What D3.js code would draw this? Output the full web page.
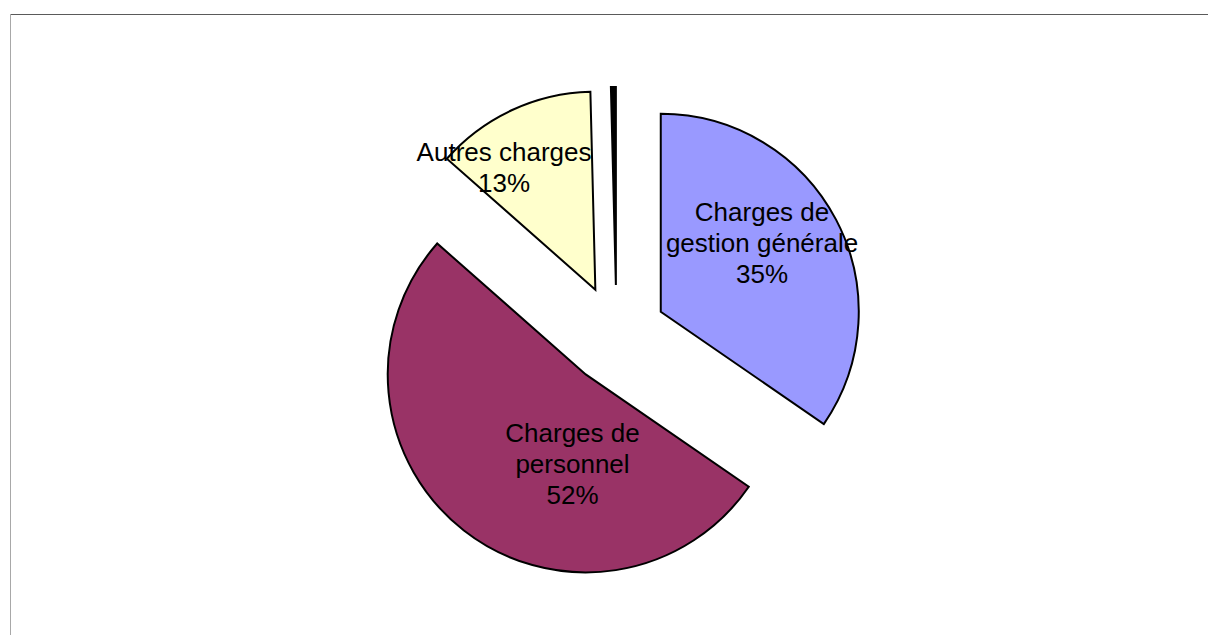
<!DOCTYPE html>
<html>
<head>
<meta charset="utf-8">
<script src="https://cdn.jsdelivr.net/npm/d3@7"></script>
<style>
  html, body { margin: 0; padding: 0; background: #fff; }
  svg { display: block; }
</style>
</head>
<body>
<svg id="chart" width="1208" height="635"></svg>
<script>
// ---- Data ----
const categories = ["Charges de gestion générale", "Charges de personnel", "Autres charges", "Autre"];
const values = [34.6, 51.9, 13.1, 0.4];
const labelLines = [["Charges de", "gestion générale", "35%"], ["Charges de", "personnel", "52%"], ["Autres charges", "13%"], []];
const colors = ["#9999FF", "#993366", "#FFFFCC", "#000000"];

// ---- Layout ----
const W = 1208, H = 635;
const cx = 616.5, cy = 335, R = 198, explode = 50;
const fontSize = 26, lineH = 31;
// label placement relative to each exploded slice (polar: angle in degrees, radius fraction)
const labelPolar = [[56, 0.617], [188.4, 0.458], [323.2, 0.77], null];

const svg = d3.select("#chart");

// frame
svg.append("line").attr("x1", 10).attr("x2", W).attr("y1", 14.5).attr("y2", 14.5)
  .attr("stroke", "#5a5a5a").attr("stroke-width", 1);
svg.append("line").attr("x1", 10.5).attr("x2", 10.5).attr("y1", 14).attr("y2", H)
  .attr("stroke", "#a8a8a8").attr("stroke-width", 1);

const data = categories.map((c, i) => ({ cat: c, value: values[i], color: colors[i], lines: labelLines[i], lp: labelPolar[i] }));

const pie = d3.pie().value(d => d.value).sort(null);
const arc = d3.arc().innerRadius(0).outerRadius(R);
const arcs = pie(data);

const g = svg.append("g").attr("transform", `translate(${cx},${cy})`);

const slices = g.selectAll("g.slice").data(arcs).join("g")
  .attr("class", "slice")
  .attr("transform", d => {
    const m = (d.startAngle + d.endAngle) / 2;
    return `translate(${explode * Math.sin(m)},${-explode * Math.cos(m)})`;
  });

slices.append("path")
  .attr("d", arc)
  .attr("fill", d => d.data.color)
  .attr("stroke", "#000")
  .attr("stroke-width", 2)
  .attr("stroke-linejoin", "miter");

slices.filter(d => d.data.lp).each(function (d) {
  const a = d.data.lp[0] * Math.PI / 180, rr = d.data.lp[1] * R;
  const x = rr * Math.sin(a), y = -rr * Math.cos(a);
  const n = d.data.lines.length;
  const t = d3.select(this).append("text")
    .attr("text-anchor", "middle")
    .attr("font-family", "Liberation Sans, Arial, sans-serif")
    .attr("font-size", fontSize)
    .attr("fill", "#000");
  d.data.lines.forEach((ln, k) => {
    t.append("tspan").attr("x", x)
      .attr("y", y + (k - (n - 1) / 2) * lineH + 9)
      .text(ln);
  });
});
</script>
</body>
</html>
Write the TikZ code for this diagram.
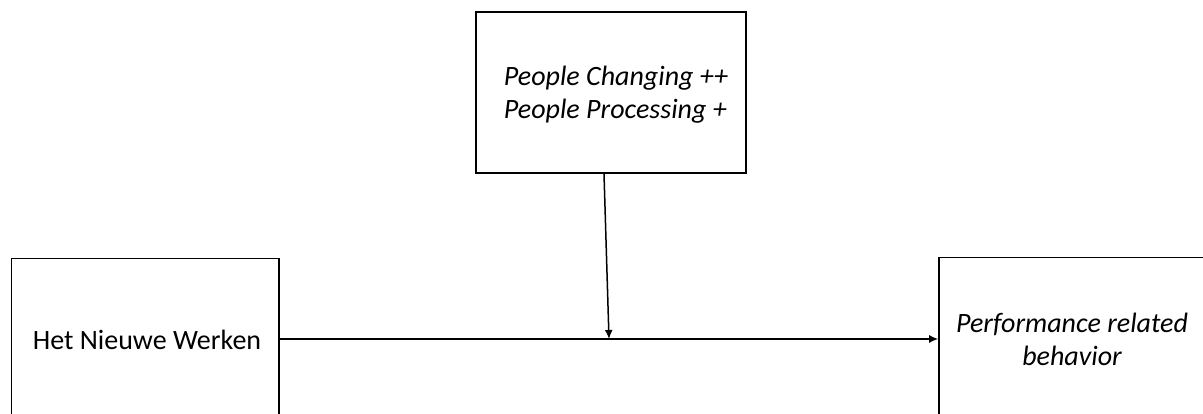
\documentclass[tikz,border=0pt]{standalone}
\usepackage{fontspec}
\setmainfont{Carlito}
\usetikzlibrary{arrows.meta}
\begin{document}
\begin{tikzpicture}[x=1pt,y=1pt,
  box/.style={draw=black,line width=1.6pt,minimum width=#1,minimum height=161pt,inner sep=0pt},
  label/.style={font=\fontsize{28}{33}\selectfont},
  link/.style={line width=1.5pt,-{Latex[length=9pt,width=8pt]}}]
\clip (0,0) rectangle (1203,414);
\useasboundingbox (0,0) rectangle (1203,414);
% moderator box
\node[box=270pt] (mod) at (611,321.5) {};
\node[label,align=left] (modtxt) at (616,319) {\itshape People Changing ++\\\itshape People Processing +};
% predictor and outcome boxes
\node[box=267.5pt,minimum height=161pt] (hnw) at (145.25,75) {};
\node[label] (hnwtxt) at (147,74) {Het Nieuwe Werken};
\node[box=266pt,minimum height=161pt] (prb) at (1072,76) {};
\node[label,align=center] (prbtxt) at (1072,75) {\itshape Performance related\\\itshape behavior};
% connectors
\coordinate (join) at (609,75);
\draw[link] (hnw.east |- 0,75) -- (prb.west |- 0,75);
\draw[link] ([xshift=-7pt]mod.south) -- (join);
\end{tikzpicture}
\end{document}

= = = = = = =

Omit every picture, then reproduce the rest of the listing exactly.

What D3.js code would draw this? Output the full web page.
<!DOCTYPE html>
<html>
<head>
<meta charset="utf-8">
<script src="https://cdn.jsdelivr.net/npm/d3@7"></script>
<style>
  html, body { margin: 0; padding: 0; background: #fff; }
  svg { display: block; }
</style>
</head>
<body>
<svg id="chart" width="1208" height="635"></svg>
<script>
// ---- Data ----
const categories = ["Charges de gestion générale", "Charges de personnel", "Autres charges", "Autre"];
const values = [34.6, 51.9, 13.1, 0.4];
const labelLines = [["Charges de", "gestion générale", "35%"], ["Charges de", "personnel", "52%"], ["Autres charges", "13%"], []];
const colors = ["#9999FF", "#993366", "#FFFFCC", "#000000"];

// ---- Layout ----
const W = 1208, H = 635;
const cx = 616.5, cy = 335, R = 198, explode = 50;
const fontSize = 26, lineH = 31;
// label placement relative to each exploded slice (polar: angle in degrees, radius fraction)
const labelPolar = [[56, 0.617], [188.4, 0.458], [323.2, 0.77], null];

const svg = d3.select("#chart");

// frame
svg.append("line").attr("x1", 10).attr("x2", W).attr("y1", 14.5).attr("y2", 14.5)
  .attr("stroke", "#5a5a5a").attr("stroke-width", 1);
svg.append("line").attr("x1", 10.5).attr("x2", 10.5).attr("y1", 14).attr("y2", H)
  .attr("stroke", "#a8a8a8").attr("stroke-width", 1);

const data = categories.map((c, i) => ({ cat: c, value: values[i], color: colors[i], lines: labelLines[i], lp: labelPolar[i] }));

const pie = d3.pie().value(d => d.value).sort(null);
const arc = d3.arc().innerRadius(0).outerRadius(R);
const arcs = pie(data);

const g = svg.append("g").attr("transform", `translate(${cx},${cy})`);

const slices = g.selectAll("g.slice").data(arcs).join("g")
  .attr("class", "slice")
  .attr("transform", d => {
    const m = (d.startAngle + d.endAngle) / 2;
    return `translate(${explode * Math.sin(m)},${-explode * Math.cos(m)})`;
  });

slices.append("path")
  .attr("d", arc)
  .attr("fill", d => d.data.color)
  .attr("stroke", "#000")
  .attr("stroke-width", 2)
  .attr("stroke-linejoin", "miter");

slices.filter(d => d.data.lp).each(function (d) {
  const a = d.data.lp[0] * Math.PI / 180, rr = d.data.lp[1] * R;
  const x = rr * Math.sin(a), y = -rr * Math.cos(a);
  const n = d.data.lines.length;
  const t = d3.select(this).append("text")
    .attr("text-anchor", "middle")
    .attr("font-family", "Liberation Sans, Arial, sans-serif")
    .attr("font-size", fontSize)
    .attr("fill", "#000");
  d.data.lines.forEach((ln, k) => {
    t.append("tspan").attr("x", x)
      .attr("y", y + (k - (n - 1) / 2) * lineH + 9)
      .text(ln);
  });
});
</script>
</body>
</html>
Write the TikZ code for this diagram.
\documentclass[tikz,border=0pt]{standalone}
\usepackage{fontspec}
\setmainfont{Carlito}
\usetikzlibrary{arrows.meta}
\begin{document}
\begin{tikzpicture}[x=1pt,y=1pt,
  box/.style={draw=black,line width=1.6pt,minimum width=#1,minimum height=161pt,inner sep=0pt},
  label/.style={font=\fontsize{28}{33}\selectfont},
  link/.style={line width=1.5pt,-{Latex[length=9pt,width=8pt]}}]
\clip (0,0) rectangle (1203,414);
\useasboundingbox (0,0) rectangle (1203,414);
% moderator box
\node[box=270pt] (mod) at (611,321.5) {};
\node[label,align=left] (modtxt) at (616,319) {\itshape People Changing ++\\\itshape People Processing +};
% predictor and outcome boxes
\node[box=267.5pt,minimum height=161pt] (hnw) at (145.25,75) {};
\node[label] (hnwtxt) at (147,74) {Het Nieuwe Werken};
\node[box=266pt,minimum height=161pt] (prb) at (1072,76) {};
\node[label,align=center] (prbtxt) at (1072,75) {\itshape Performance related\\\itshape behavior};
% connectors
\coordinate (join) at (609,75);
\draw[link] (hnw.east |- 0,75) -- (prb.west |- 0,75);
\draw[link] ([xshift=-7pt]mod.south) -- (join);
\end{tikzpicture}
\end{document}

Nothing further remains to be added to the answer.